Если верно, что в хайдеггеровском прочтении первого хора из Антигоны Софокла возвышение над городом (ὑψίπολις), то есть суверенное решение о подлинности бытия, в мгновение ока должно преодолеть неподлинный характер многочисленных возможностей (παντοπόρος), которые город предоставляет человеку толпы (das Man), то каким мог бы быть симметричный ответ Беньямина на этот «зов»? Как и у Софокла, у автора Человека толпы мы можем найти портрет того, кто возвышается над толпой, вместо того чтобы смешиваться с ней, – а именно в рассказе Четыре зверя в одном, посвященном описанию комичной сценки, происшедшей с повелителем одного древнего города, Антиохии Эпидафны.

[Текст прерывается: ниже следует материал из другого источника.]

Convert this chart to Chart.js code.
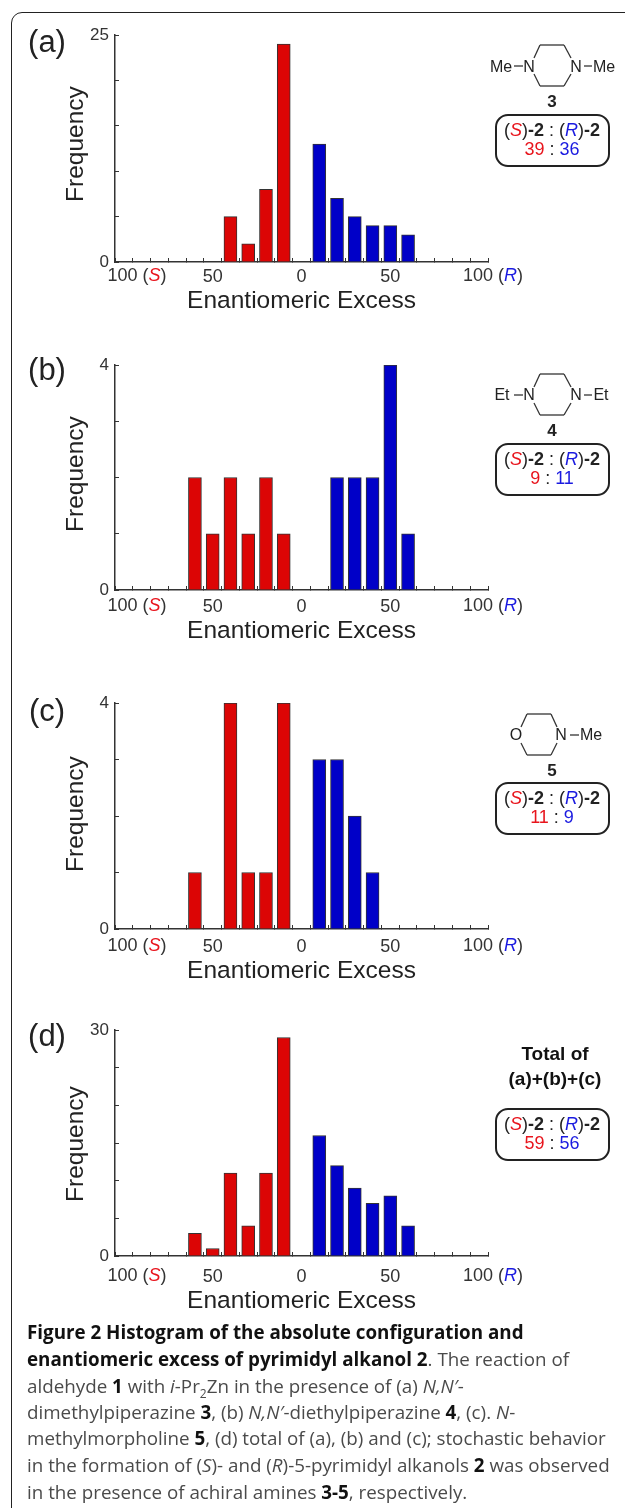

Выйдя к своему народу в обличье жирафа с человеческой головой, царь Эпифан, прозываемый также «Отрадой Вселенной», «Славой Востока» и «Первейшим из Поэтов», спровоцировал своим видом мятеж в среде обыкновенно смирных, ибо «ручных», животных, которых было полным-полно в городе (как мы узнаем от рассказчика-репортера, львов, тигров и леопардов обучили новой профессии, и теперь они служат камердинерами), вследствие чего вынужден был спасаться бегством на задних лапах (ведь, как сообщают нам, опоздай он хоть на полсекунды, все медвежата Эпидафны откусили бы от него по кусочку). Что, конечно же, вызвало очередной всплеск восторга его подданных:


Благородные и свободные граждане Эпидафны, будучи, как они заявляют, весьма удовлетворены правоверностью, мужеством и божественностью своего царя и, кроме того, будучи очевидцами его недавнего сверхчеловеческого проворства, полагают, что они исполняют лишь свой долг, возлагая на его чело (в добавление к поэтическому венцу) венок победы в беге – венок, который, очевидно, он должен получить на празднестве ближайшей Олимпиады и который поэтому они вручают ему заранее[30].


И всё-таки, пусть на мгновение, этот непреднамеренный сбой в механизме непрерывного прославления суверенной власти дал проступить контуру того, кого можно было бы обозначить как ζῷον πολιτικόν в понимании Беньямина, – городского существа, застигнутого в момент смертельной опасности. Еще мгновение, и это существо станет (и навсегда останется) либо господином, либо рабом («камердинером»); либо рабочим, либо капиталистом; либо человеком, либо животным; либо едоком, либо пищей… Источник этой опасности – «ход истории», сновидение, от которого так трудно проснуться.